_Objective_. Restate each line of the listing exactly, without carrying over any pictures.

_Material provided_.
--------------------------------------------------

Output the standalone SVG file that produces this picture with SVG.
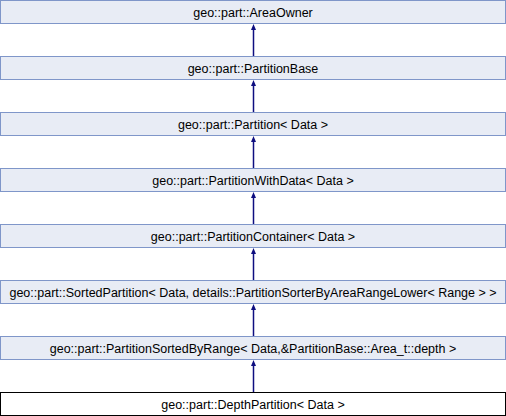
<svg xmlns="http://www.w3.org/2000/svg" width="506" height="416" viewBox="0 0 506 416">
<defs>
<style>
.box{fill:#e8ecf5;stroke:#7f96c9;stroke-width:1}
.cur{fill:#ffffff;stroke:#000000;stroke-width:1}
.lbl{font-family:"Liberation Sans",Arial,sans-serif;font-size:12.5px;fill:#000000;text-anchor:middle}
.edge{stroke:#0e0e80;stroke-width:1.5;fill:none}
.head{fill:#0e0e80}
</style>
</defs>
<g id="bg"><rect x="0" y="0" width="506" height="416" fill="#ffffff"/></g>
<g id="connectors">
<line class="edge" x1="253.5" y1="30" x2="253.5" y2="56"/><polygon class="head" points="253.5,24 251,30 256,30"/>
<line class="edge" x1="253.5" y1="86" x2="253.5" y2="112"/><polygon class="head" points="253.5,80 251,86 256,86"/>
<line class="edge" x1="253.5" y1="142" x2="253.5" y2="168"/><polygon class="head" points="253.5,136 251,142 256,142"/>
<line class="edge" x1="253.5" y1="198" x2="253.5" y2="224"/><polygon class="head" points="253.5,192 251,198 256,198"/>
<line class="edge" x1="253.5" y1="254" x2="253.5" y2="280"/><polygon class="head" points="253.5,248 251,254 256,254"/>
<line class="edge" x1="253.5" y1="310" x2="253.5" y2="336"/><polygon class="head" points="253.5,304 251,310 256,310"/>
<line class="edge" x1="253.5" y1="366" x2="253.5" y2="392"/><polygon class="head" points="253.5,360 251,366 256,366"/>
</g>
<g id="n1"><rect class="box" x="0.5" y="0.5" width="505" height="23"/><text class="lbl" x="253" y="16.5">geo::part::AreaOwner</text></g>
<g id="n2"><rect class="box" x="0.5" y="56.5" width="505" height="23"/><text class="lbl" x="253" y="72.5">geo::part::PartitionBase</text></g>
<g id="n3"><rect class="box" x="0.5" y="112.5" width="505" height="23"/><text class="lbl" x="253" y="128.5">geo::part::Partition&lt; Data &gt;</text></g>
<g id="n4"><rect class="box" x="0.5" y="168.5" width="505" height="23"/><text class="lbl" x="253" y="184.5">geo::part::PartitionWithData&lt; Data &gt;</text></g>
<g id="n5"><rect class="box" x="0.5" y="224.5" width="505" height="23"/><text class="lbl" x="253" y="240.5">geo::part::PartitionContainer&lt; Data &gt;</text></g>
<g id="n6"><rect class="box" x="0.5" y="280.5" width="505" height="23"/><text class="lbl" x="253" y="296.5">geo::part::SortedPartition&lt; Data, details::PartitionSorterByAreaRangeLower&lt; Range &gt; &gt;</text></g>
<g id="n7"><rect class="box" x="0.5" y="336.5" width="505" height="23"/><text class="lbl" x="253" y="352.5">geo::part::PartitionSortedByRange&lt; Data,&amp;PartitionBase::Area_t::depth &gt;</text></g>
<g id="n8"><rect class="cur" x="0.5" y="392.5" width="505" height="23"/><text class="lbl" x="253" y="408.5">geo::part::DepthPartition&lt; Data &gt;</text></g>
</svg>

--------------------------------------------------

_Response to the task_.
Output the standalone SVG file that produces this picture with SVG.
<svg xmlns="http://www.w3.org/2000/svg" width="506" height="416" viewBox="0 0 506 416">
<defs>
<style>
.box{fill:#e8ecf5;stroke:#7f96c9;stroke-width:1}
.cur{fill:#ffffff;stroke:#000000;stroke-width:1}
.lbl{font-family:"Liberation Sans",Arial,sans-serif;font-size:12.5px;fill:#000000;text-anchor:middle}
.edge{stroke:#0e0e80;stroke-width:1.5;fill:none}
.head{fill:#0e0e80}
</style>
</defs>
<g id="bg"><rect x="0" y="0" width="506" height="416" fill="#ffffff"/></g>
<g id="connectors">
<line class="edge" x1="253.5" y1="30" x2="253.5" y2="56"/><polygon class="head" points="253.5,24 251,30 256,30"/>
<line class="edge" x1="253.5" y1="86" x2="253.5" y2="112"/><polygon class="head" points="253.5,80 251,86 256,86"/>
<line class="edge" x1="253.5" y1="142" x2="253.5" y2="168"/><polygon class="head" points="253.5,136 251,142 256,142"/>
<line class="edge" x1="253.5" y1="198" x2="253.5" y2="224"/><polygon class="head" points="253.5,192 251,198 256,198"/>
<line class="edge" x1="253.5" y1="254" x2="253.5" y2="280"/><polygon class="head" points="253.5,248 251,254 256,254"/>
<line class="edge" x1="253.5" y1="310" x2="253.5" y2="336"/><polygon class="head" points="253.5,304 251,310 256,310"/>
<line class="edge" x1="253.5" y1="366" x2="253.5" y2="392"/><polygon class="head" points="253.5,360 251,366 256,366"/>
</g>
<g id="n1"><rect class="box" x="0.5" y="0.5" width="505" height="23"/><text class="lbl" x="253" y="16.5">geo::part::AreaOwner</text></g>
<g id="n2"><rect class="box" x="0.5" y="56.5" width="505" height="23"/><text class="lbl" x="253" y="72.5">geo::part::PartitionBase</text></g>
<g id="n3"><rect class="box" x="0.5" y="112.5" width="505" height="23"/><text class="lbl" x="253" y="128.5">geo::part::Partition&lt; Data &gt;</text></g>
<g id="n4"><rect class="box" x="0.5" y="168.5" width="505" height="23"/><text class="lbl" x="253" y="184.5">geo::part::PartitionWithData&lt; Data &gt;</text></g>
<g id="n5"><rect class="box" x="0.5" y="224.5" width="505" height="23"/><text class="lbl" x="253" y="240.5">geo::part::PartitionContainer&lt; Data &gt;</text></g>
<g id="n6"><rect class="box" x="0.5" y="280.5" width="505" height="23"/><text class="lbl" x="253" y="296.5">geo::part::SortedPartition&lt; Data, details::PartitionSorterByAreaRangeLower&lt; Range &gt; &gt;</text></g>
<g id="n7"><rect class="box" x="0.5" y="336.5" width="505" height="23"/><text class="lbl" x="253" y="352.5">geo::part::PartitionSortedByRange&lt; Data,&amp;PartitionBase::Area_t::depth &gt;</text></g>
<g id="n8"><rect class="cur" x="0.5" y="392.5" width="505" height="23"/><text class="lbl" x="253" y="408.5">geo::part::DepthPartition&lt; Data &gt;</text></g>
</svg>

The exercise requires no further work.